Once the options are display, he jumps to another screen where some grumpy old cop is talking to you.
Once again, he set his breakpoints to $41 and $42. But then he remembers $5a18. It starts with
5a18: lda #$90 bra $5a22 5a1c: lda #$40 bra $5a22 5a20: lda #$80 5a22: sta $c0
So he can get here from $5a18, $5a1c or $5a20. This gives him 3 more breakpoints. $5a20 is the one and as expected it comes from RAM initialized code ($59ab). He prepares for a painful ride. And painful it is. Nevertheless, he finds out that that $5a20 is reached from $6c5e.

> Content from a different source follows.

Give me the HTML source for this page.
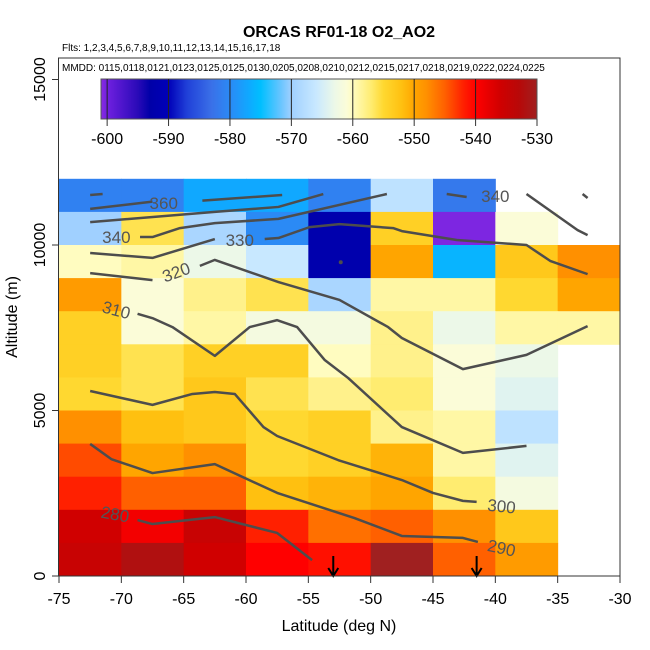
<!DOCTYPE html>
<html><head><meta charset="utf-8"><style>
html,body{margin:0;padding:0;background:#fff;}
svg{display:block;font-family:"Liberation Sans",Arial,sans-serif;}
</style></head><body>
<svg id="chart" width="650" height="650" viewBox="0 0 650 650">
<defs><linearGradient id="cbgrad" x1="0" x2="1" y1="0" y2="0"></linearGradient></defs>
<g id="cells"></g>
<g id="contours"></g>
<g id="colorbar"></g>
<g id="axes"></g>
<text x="339" y="37" text-anchor="middle" font-size="16" font-weight="bold">ORCAS RF01-18 O2_AO2</text>
<text x="62" y="51" font-size="10">Flts: 1,2,3,4,5,6,7,8,9,10,11,12,13,14,15,16,17,18</text>
<text x="62" y="71" font-size="10">MMDD: 0115,0118,0121,0123,0125,0125,0130,0205,0208,0210,0212,0215,0217,0218,0219,0222,0224,0225</text>
<text x="339" y="631" text-anchor="middle" font-size="16">Latitude (deg N)</text>
<text transform="translate(17,317) rotate(-90)" text-anchor="middle" font-size="16">Altitude (m)</text>
</svg>
<script>
const lats=[-72.5,-67.5,-62.5,-57.5,-52.5,-47.5,-42.5,-37.5,-32.5];
const alts=[11500,10500,9500,8500,7500,6500,5500,4500,3500,2500,1500,500];
const row11500=[-581,-581,-577,-577,-581,-567,-582,null,null];
const row10500=[-570,-556,-569,-580,-592,-554,-600.5,-561,null];
const row9500=[-560,-559,-563,-566,-592,-550,-576,-553,-548];
const row8500=[-549,-561,-558,-556,-569,-559,-559,-555,-550];
const row7500=[-554,-561,-559,-562,-562,-558,-563,-559,-559];
const row6500=[-554,-556,-554,-554,-560,-558,-561,-563,null];
const row5500=[-555,-556,-553,-556,-558,-557,-561,-564,null];
const row4500=[-548,-552,-553,-555,-554,-558,-559,-567,null];
const row3500=[-544,-550,-548,-555,-554,-551,-559,-564,null];
const row2500=[-542,-545,-545,-552,-551,-550,-557,-562,null];
const row1500=[-536,-539,-535,-542,-546,-545,-548,-553,null];
const row500=[-535,-532,-536,-540,-541,-530,-545,-549,null];
const values=[row11500,row10500,row9500,row8500,row7500,row6500,row5500,row4500,row3500,row2500,row1500,row500];
const xTicks=[-75,-70,-65,-60,-55,-50,-45,-40,-35,-30];
const yTicks=[0,5000,10000,15000];
const cbTicks=[-600,-590,-580,-570,-560,-550,-540,-530];
const arrowLats=[-53.0,-41.5];
const contourA0=[[-72.5,11510],[-71.5,11540]];
const contourA1=[[-72.5,11090],[-67.5,11310]];
const contourA2=[[-63.5,11340],[-57.1,11510]];
const contourB=[[-72.5,10690],[-62.5,11000],[-57.4,11150],[-53.8,11540]];
const contourC=[[-68.5,10240],[-67.5,10240],[-65.3,10510],[-62.5,10660],[-57.4,10790],[-48.7,11540]];
const contourC1=[[-43.9,11540],[-42.3,11450]];
const contourC2=[[-37.5,11540],[-33.4,10450],[-32.6,10300]];
const contourC3=[[-33.0,11540],[-32.6,11420]];
const contourD1=[[-72.5,9760],[-67.5,9610],[-62.5,10180]];
const contourD2=[[-58.5,10180],[-57.4,10210],[-54.9,10540],[-52.5,10630],[-48.2,10510],[-47.5,10420],[-43.1,10150],[-37.5,10000],[-35.6,9520],[-32.6,9120]];
const contourE1=[[-72.5,9150],[-67.5,8940]];
const contourE2=[[-63.7,9370],[-62.5,9550],[-57.4,8880],[-52.5,8340],[-48.6,7520],[-47.5,7190],[-42.6,6250],[-37.5,6680],[-32.6,7550]];
const contourF=[[-68.7,7920],[-67.5,7790],[-65.9,7520],[-62.5,6650],[-59.7,7520],[-57.5,7730],[-55.9,7520],[-53.7,6530],[-51.8,5980],[-47.5,4500],[-42.6,3720],[-37.5,3930]];
const contourG=[[-72.5,5590],[-67.5,5170],[-64.3,5500],[-62.5,5560],[-60.9,5500],[-58.6,4500],[-57.5,4230],[-52.6,3500],[-47.5,2900],[-45.0,2510],[-42.6,2270],[-41.5,2240]];
const contourH=[[-72.5,3990],[-70.8,3530],[-67.5,3110],[-62.5,3380],[-60.1,2960],[-57.5,2510],[-51.3,1750],[-47.5,1210],[-42.6,1150],[-41.4,1030]];
const contourI=[[-68.7,1690],[-67.5,1570],[-62.5,1780],[-57.5,1300],[-54.7,480]];
const contours=[contourA0,contourA1,contourA2,contourB,contourC,contourC1,contourC2,contourC3,contourD1,contourD2,contourE1,contourE2,contourF,contourG,contourH,contourI];
const labelText=["360","340","330","320","310","280","300","290","340"];
const labelPos=[[-66.6,11270],[-70.4,10240],[-60.5,10150],[-65.6,9180],[-70.4,8040],[-70.5,1870],[-39.5,2110],[-39.5,850],[-40.0,11480]];
const labelRot=[0,0,0,-20,15,10,6,12,0];

const NS="http://www.w3.org/2000/svg";
const X0=59,X1=620,Y0=576,PT=58;
function xs(lat){return X0+(lat+75)*(X1-X0)/45;}
function ys(alt){return Y0-alt*0.0331;}
const stops=[[-601,"#8a2be2"],[-600,"#7020e0"],[-595,"#2a0ab8"],[-593,"#0000a8"],[-590,"#0000b8"],[-587,"#2040d8"],[-583,"#3a70e8"],[-580,"#2b8af5"],[-577,"#10a8ff"],[-575,"#00bfff"],[-572,"#60c4ff"],[-570,"#a0d0ff"],[-566,"#c8e8ff"],[-563,"#ecf8e8"],[-561,"#fbfcd8"],[-560,"#fffcc0"],[-557,"#ffec70"],[-555,"#ffd830"],[-552,"#ffc010"],[-550,"#ffa500"],[-548,"#ff9000"],[-545,"#ff6000"],[-542,"#ff2000"],[-540,"#ff0000"],[-536,"#d00000"],[-533,"#b80808"],[-530,"#a02020"]];
function hex(c){return [parseInt(c.substr(1,2),16),parseInt(c.substr(3,2),16),parseInt(c.substr(5,2),16)];}
function cmap(v){
 if(v<=stops[0][0])return stops[0][1];
 for(let i=1;i<stops.length;i++){
  if(v<=stops[i][0]){const a=hex(stops[i-1][1]),b=hex(stops[i][1]);const t=(v-stops[i-1][0])/(stops[i][0]-stops[i-1][0]);
   return "rgb("+a.map((q,k)=>Math.round(q+(b[k]-q)*t)).join(",")+")";}
 }
 return stops[stops.length-1][1];
}
function mk(tag,attrs,parent){const e=document.createElementNS(NS,tag);for(const k in attrs)e.setAttribute(k,attrs[k]);parent.appendChild(e);return e;}

const gc=document.getElementById("cells");
for(let r=0;r<alts.length;r++){for(let c=0;c<lats.length;c++){
 const v=values[r][c];if(v===null)continue;
 const x=xs(lats[c]-2.5),x2=xs(lats[c]+2.5),y=ys(alts[r]+500),y2=ys(alts[r]-500);
 const e=mk("rect",{x:x,y:y,width:x2-x+0.5,height:y2-y+0.5,fill:cmap(v)},gc);
 
 
}}

const gl=document.getElementById("contours");
contours.forEach(pts=>{
 const e=mk("polyline",{points:pts.map(p=>xs(p[0])+","+ys(p[1])).join(" "),fill:"none",stroke:"#4d4d4d","stroke-width":2.5,"stroke-linejoin":"round"},gl);
 
 
});
labelText.forEach((t,i)=>{
 const x=xs(labelPos[i][0]),y=ys(labelPos[i][1]);
 const e=mk("text",{x:x,y:y+6,"text-anchor":"middle","font-size":17,fill:"#555",transform:"rotate("+labelRot[i]+","+x+","+y+")"},gl);
 e.textContent=t;
 
 
});
const dot=mk("circle",{cx:xs(-52.4),cy:ys(9480),r:2,fill:"#4d4d4d"},gl);


arrowLats.forEach(l=>{
 const x=xs(l);
 const e=mk("path",{d:"M"+x+" 556 L"+x+" 575 M"+(x-5)+" 568 L"+x+" 576 L"+(x+5)+" 568",stroke:"#000","stroke-width":2,fill:"none"},gl);
 
 
});

const CB0=101,CB1=537,CBT=79,CBB=119;
function cx(v){return CB0+(v+601)*(CB1-CB0)/71;}
const grad=document.getElementById("cbgrad");
stops.forEach(s=>{mk("stop",{offset:((s[0]+601)/71*100)+"%","stop-color":s[1]},grad);});
const gcb=document.getElementById("colorbar");
const cbr=mk("rect",{x:CB0,y:CBT,width:CB1-CB0,height:CBB-CBT,fill:"url(#cbgrad)",stroke:"#555","stroke-width":1},gcb);


cbTicks.forEach(v=>{
 const x=cx(v);
 if(v<-530)mk("line",{x1:x,x2:x,y1:CBT,y2:CBB,stroke:"#222","stroke-width":1},gcb);
 mk("line",{x1:x,x2:x,y1:CBB,y2:CBB+7,stroke:"#333","stroke-width":1},gcb);
 const t=mk("text",{x:x,y:CBB+25,"text-anchor":"middle","font-size":16},gcb);
 t.textContent=String(v);
 
 
});

const ga=document.getElementById("axes");
mk("rect",{x:X0-0.5,y:PT,width:X1-X0+0.5,height:Y0-PT,fill:"none",stroke:"#333","stroke-width":1},ga);
xTicks.forEach(v=>{
 const x=xs(v);
 mk("line",{x1:x,x2:x,y1:Y0,y2:Y0+7,stroke:"#333"},ga);
 const t=mk("text",{x:x,y:Y0+28,"text-anchor":"middle","font-size":16},ga);
 t.textContent=v;
 
 
});
yTicks.forEach(v=>{
 const y=ys(v);
 mk("line",{x1:X0-7,x2:X0,y1:y,y2:y,stroke:"#333"},ga);
 const t=mk("text",{x:0,y:0,"text-anchor":"middle","font-size":16,transform:"translate(45,"+y+") rotate(-90)"},ga);
 t.textContent=v;
 
 
});
</script>
</body></html>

6c5e: ldy $a5 lda ($a8), Y sta $00 iny lda ($a8), Y sta $01 iny sty $a5 and $00 cmp #$ff beq $6c79 ldx $00 ldy $01 jmp $5a20
The first sentence of the grumpy cop comes from $89c9 (iso offset $1339c9). This address comes from a table pointed by $a8. It’s setup at $707e.
707e: lda #$00 sta $00 lda #$80 sta $01 lda ($00), Y sta $a8 iny lda ($00), Y sta $a9 stz $a5 stz $a6 lda #$03 jmp $619c
The pointer is store at $13308c. Roger is perplex. It’s not just a simple pointer table. There is some extra data. He needs to figure out how it works but he is tired and there’s Night of the Creeps on TV.
He streches, closes the emulator and his laptop and prepares himself for 90 minutes of pure 80’s badassery.